231 West 39th Street.
Chefs on the Move
Jonathan Perez
Mr. Perez, who cooked at Balthazar, Petrossian and Kingside, is the new executive chef at Burke & Wills, an Australian restaurant on West 79th Street.
Daniela Soto-Innes
Ms. Soto-Innes, who is Enrique Olvera’s partner at Cosme and Atla in New York, was named 2019’s best female chef by the World’s 50 Best Restaurants organization, which will announce its complete results next week in Singapore. She joins an illustrious group that includes Dominique Crenn of San Francisco and Clare Smyth of London. At 28, Ms.
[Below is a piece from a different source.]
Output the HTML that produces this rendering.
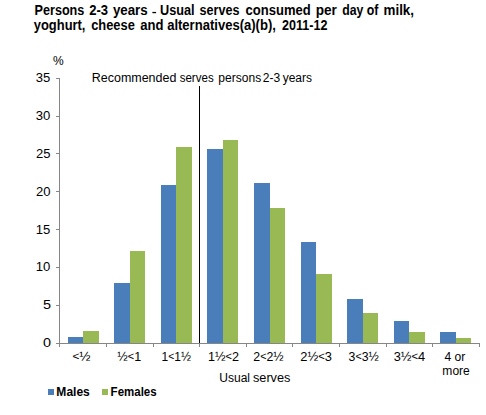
<!DOCTYPE html>
<html><head><meta charset="utf-8"><style>
html,body{margin:0;padding:0;background:#fff;width:486px;height:415px;overflow:hidden}
svg{display:block}
text{font-family:"Liberation Sans",sans-serif;fill:#000}
</style></head><body>
<svg width="486" height="415" viewBox="0 0 486 415" shape-rendering="crispEdges">
<rect x="0" y="0" width="486" height="415" fill="#fff"/>
<rect x="68" y="337" width="15" height="6" fill="#4A7EBB"/>
<rect x="83" y="331" width="16" height="12" fill="#98B954"/>
<rect x="114" y="283" width="16" height="60" fill="#4A7EBB"/>
<rect x="130" y="251" width="15" height="92" fill="#98B954"/>
<rect x="161" y="185" width="15" height="158" fill="#4A7EBB"/>
<rect x="176" y="147" width="16" height="196" fill="#98B954"/>
<rect x="207" y="149" width="16" height="194" fill="#4A7EBB"/>
<rect x="223" y="140" width="15" height="203" fill="#98B954"/>
<rect x="254" y="183" width="16" height="160" fill="#4A7EBB"/>
<rect x="270" y="208" width="15" height="135" fill="#98B954"/>
<rect x="301" y="242" width="15" height="101" fill="#4A7EBB"/>
<rect x="316" y="274" width="16" height="69" fill="#98B954"/>
<rect x="347" y="299" width="16" height="44" fill="#4A7EBB"/>
<rect x="363" y="313" width="15" height="30" fill="#98B954"/>
<rect x="394" y="321" width="15" height="22" fill="#4A7EBB"/>
<rect x="409" y="332" width="16" height="11" fill="#98B954"/>
<rect x="440" y="332" width="16" height="11" fill="#4A7EBB"/>
<rect x="456" y="338" width="15" height="5" fill="#98B954"/>
<rect x="59" y="78" width="1" height="266" fill="#868686"/>
<rect x="56" y="78" width="3" height="1" fill="#868686"/>
<rect x="56" y="116" width="3" height="1" fill="#868686"/>
<rect x="56" y="153" width="3" height="1" fill="#868686"/>
<rect x="56" y="191" width="3" height="1" fill="#868686"/>
<rect x="56" y="229" width="3" height="1" fill="#868686"/>
<rect x="56" y="267" width="3" height="1" fill="#868686"/>
<rect x="56" y="305" width="3" height="1" fill="#868686"/>
<rect x="56" y="343" width="3" height="1" fill="#868686"/>
<rect x="59" y="343" width="421" height="1" fill="#868686"/>
<rect x="59" y="344" width="1" height="3" fill="#868686"/>
<rect x="106" y="344" width="1" height="3" fill="#868686"/>
<rect x="153" y="344" width="1" height="3" fill="#868686"/>
<rect x="199" y="344" width="1" height="3" fill="#868686"/>
<rect x="246" y="344" width="1" height="3" fill="#868686"/>
<rect x="292" y="344" width="1" height="3" fill="#868686"/>
<rect x="339" y="344" width="1" height="3" fill="#868686"/>
<rect x="386" y="344" width="1" height="3" fill="#868686"/>
<rect x="432" y="344" width="1" height="3" fill="#868686"/>
<rect x="479" y="344" width="1" height="3" fill="#868686"/>
<rect x="199" y="86" width="1" height="257" fill="#000"/>
<g shape-rendering="auto">
<text x="34.57" y="14.9" font-size="13.9" font-weight="bold" textLength="49.78" lengthAdjust="spacingAndGlyphs">Persons</text>
<text x="89.16" y="14.9" font-size="13.9" font-weight="bold" textLength="18.87" lengthAdjust="spacingAndGlyphs">2-3</text>
<text x="112.91" y="14.9" font-size="13.9" font-weight="bold" textLength="34.81" lengthAdjust="spacingAndGlyphs">years</text>
<text x="160.04" y="14.9" font-size="13.9" font-weight="bold" textLength="34.55" lengthAdjust="spacingAndGlyphs">Usual</text>
<text x="199.55" y="14.9" font-size="13.9" font-weight="bold" textLength="39.87" lengthAdjust="spacingAndGlyphs">serves</text>
<text x="245.62" y="14.9" font-size="13.9" font-weight="bold" textLength="65.06" lengthAdjust="spacingAndGlyphs">consumed</text>
<text x="315.63" y="14.9" font-size="13.9" font-weight="bold" textLength="21.15" lengthAdjust="spacingAndGlyphs">per</text>
<text x="342.28" y="14.9" font-size="13.9" font-weight="bold" textLength="21.11" lengthAdjust="spacingAndGlyphs">day</text>
<text x="366.72" y="14.9" font-size="13.9" font-weight="bold" textLength="11.67" lengthAdjust="spacingAndGlyphs">of</text>
<text x="383.52" y="14.9" font-size="13.9" font-weight="bold" textLength="30.53" lengthAdjust="spacingAndGlyphs">milk,</text>
<text x="33.79" y="29.7" font-size="13.9" font-weight="bold" textLength="51.67" lengthAdjust="spacingAndGlyphs">yoghurt,</text>
<text x="91.19" y="29.7" font-size="13.9" font-weight="bold" textLength="43.63" lengthAdjust="spacingAndGlyphs">cheese</text>
<text x="140.24" y="29.7" font-size="13.9" font-weight="bold" textLength="23.20" lengthAdjust="spacingAndGlyphs">and</text>
<text x="167.13" y="29.7" font-size="13.9" font-weight="bold" textLength="108.76" lengthAdjust="spacingAndGlyphs">alternatives(a)(b),</text>
<text x="282.10" y="29.7" font-size="13.9" font-weight="bold" textLength="45.34" lengthAdjust="spacingAndGlyphs">2011-12</text>
<text x="91.75" y="82" font-size="12" textLength="84.64" lengthAdjust="spacingAndGlyphs">Recommended</text>
<text x="179.67" y="82" font-size="12" textLength="34.00" lengthAdjust="spacingAndGlyphs">serves</text>
<text x="218.36" y="82" font-size="12" textLength="42.85" lengthAdjust="spacingAndGlyphs">persons</text>
<text x="262.84" y="82" font-size="12" textLength="17.42" lengthAdjust="spacingAndGlyphs">2-3</text>
<text x="282.65" y="82" font-size="12" textLength="29.32" lengthAdjust="spacingAndGlyphs">years</text>
<text x="52.90" y="64.8" font-size="12" textLength="10.67" lengthAdjust="spacingAndGlyphs">%</text>
<text x="35.82" y="82.1" font-size="12" textLength="14.57" lengthAdjust="spacingAndGlyphs">35</text>
<text x="35.82" y="119.96" font-size="12" textLength="14.57" lengthAdjust="spacingAndGlyphs">30</text>
<text x="35.90" y="157.81" font-size="12" textLength="14.49" lengthAdjust="spacingAndGlyphs">25</text>
<text x="35.90" y="195.67" font-size="12" textLength="14.49" lengthAdjust="spacingAndGlyphs">20</text>
<text x="35.82" y="233.53" font-size="12" textLength="14.57" lengthAdjust="spacingAndGlyphs">15</text>
<text x="35.82" y="271.39" font-size="12" textLength="14.57" lengthAdjust="spacingAndGlyphs">10</text>
<text x="42.96" y="309.24" font-size="12" textLength="8.04" lengthAdjust="spacingAndGlyphs">5</text>
<text x="42.94" y="347.1" font-size="12" textLength="8.04" lengthAdjust="spacingAndGlyphs">0</text>
<text x="72.47" y="360.7" font-size="12" textLength="18.08" lengthAdjust="spacingAndGlyphs"><tspan font-size="10.5" dy="-1">&lt;</tspan><tspan dy="1">½</tspan></text>
<text x="117.37" y="360.7" font-size="12" textLength="23.80" lengthAdjust="spacingAndGlyphs">½<tspan font-size="10.5" dy="-1">&lt;</tspan><tspan dy="1">1</tspan></text>
<text x="161.52" y="360.7" font-size="12" textLength="29.36" lengthAdjust="spacingAndGlyphs">1<tspan font-size="10.5" dy="-1">&lt;</tspan><tspan dy="1">1½</tspan></text>
<text x="207.96" y="360.7" font-size="12" textLength="31.05" lengthAdjust="spacingAndGlyphs">1½<tspan font-size="10.5" dy="-1">&lt;</tspan><tspan dy="1">2</tspan></text>
<text x="253.37" y="360.7" font-size="12" textLength="30.26" lengthAdjust="spacingAndGlyphs">2<tspan font-size="10.5" dy="-1">&lt;</tspan><tspan dy="1">2½</tspan></text>
<text x="300.25" y="360.7" font-size="12" textLength="31.65" lengthAdjust="spacingAndGlyphs">2½<tspan font-size="10.5" dy="-1">&lt;</tspan><tspan dy="1">3</tspan></text>
<text x="348.58" y="360.7" font-size="12" textLength="30.21" lengthAdjust="spacingAndGlyphs">3<tspan font-size="10.5" dy="-1">&lt;</tspan><tspan dy="1">3½</tspan></text>
<text x="393.76" y="360.7" font-size="12" textLength="31.46" lengthAdjust="spacingAndGlyphs">3½<tspan font-size="10.5" dy="-1">&lt;</tspan><tspan dy="1">4</tspan></text>
<text x="444.56" y="360.7" font-size="12" textLength="20.83" lengthAdjust="spacingAndGlyphs">4 or</text>
<text x="442.37" y="374.6" font-size="12" textLength="27.44" lengthAdjust="spacingAndGlyphs">more</text>
<text x="219.30" y="382" font-size="12" textLength="30.73" lengthAdjust="spacingAndGlyphs">Usual</text>
<text x="252.97" y="382" font-size="12" textLength="37.40" lengthAdjust="spacingAndGlyphs">serves</text>
<text x="56.39" y="395.7" font-size="12" font-weight="bold" textLength="33.40" lengthAdjust="spacingAndGlyphs">Males</text>
<text x="110.61" y="395.7" font-size="12" font-weight="bold" textLength="46.01" lengthAdjust="spacingAndGlyphs">Females</text>
<rect x="152.4" y="11.9" width="3.7" height="1.3" fill="#000"/>
<rect x="48" y="389" width="6" height="6" fill="#4A7EBB"/>
<rect x="102" y="389" width="6" height="6" fill="#98B954"/>
</g>
</svg>
</body></html>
Soto-Innes is the youngest chef to win the award. Jessica Préalpato, the executive pastry chef for Alain Ducasse at the Plaza Athénée in Paris, has won the world’s best pastry chef award for 2019. The organization also revealed the restaurants ranked from 51 to 120. There are five from New York: Momofuku Ko at 76; Brooklyn Fare, 77; Estela, 80; Per Se, 115; and Atomix, 119. Saison in San Francisco was 70, and SingleThread in Healdsburg, Calif., came in at 71, for a total of seven in the United States on this part of the list.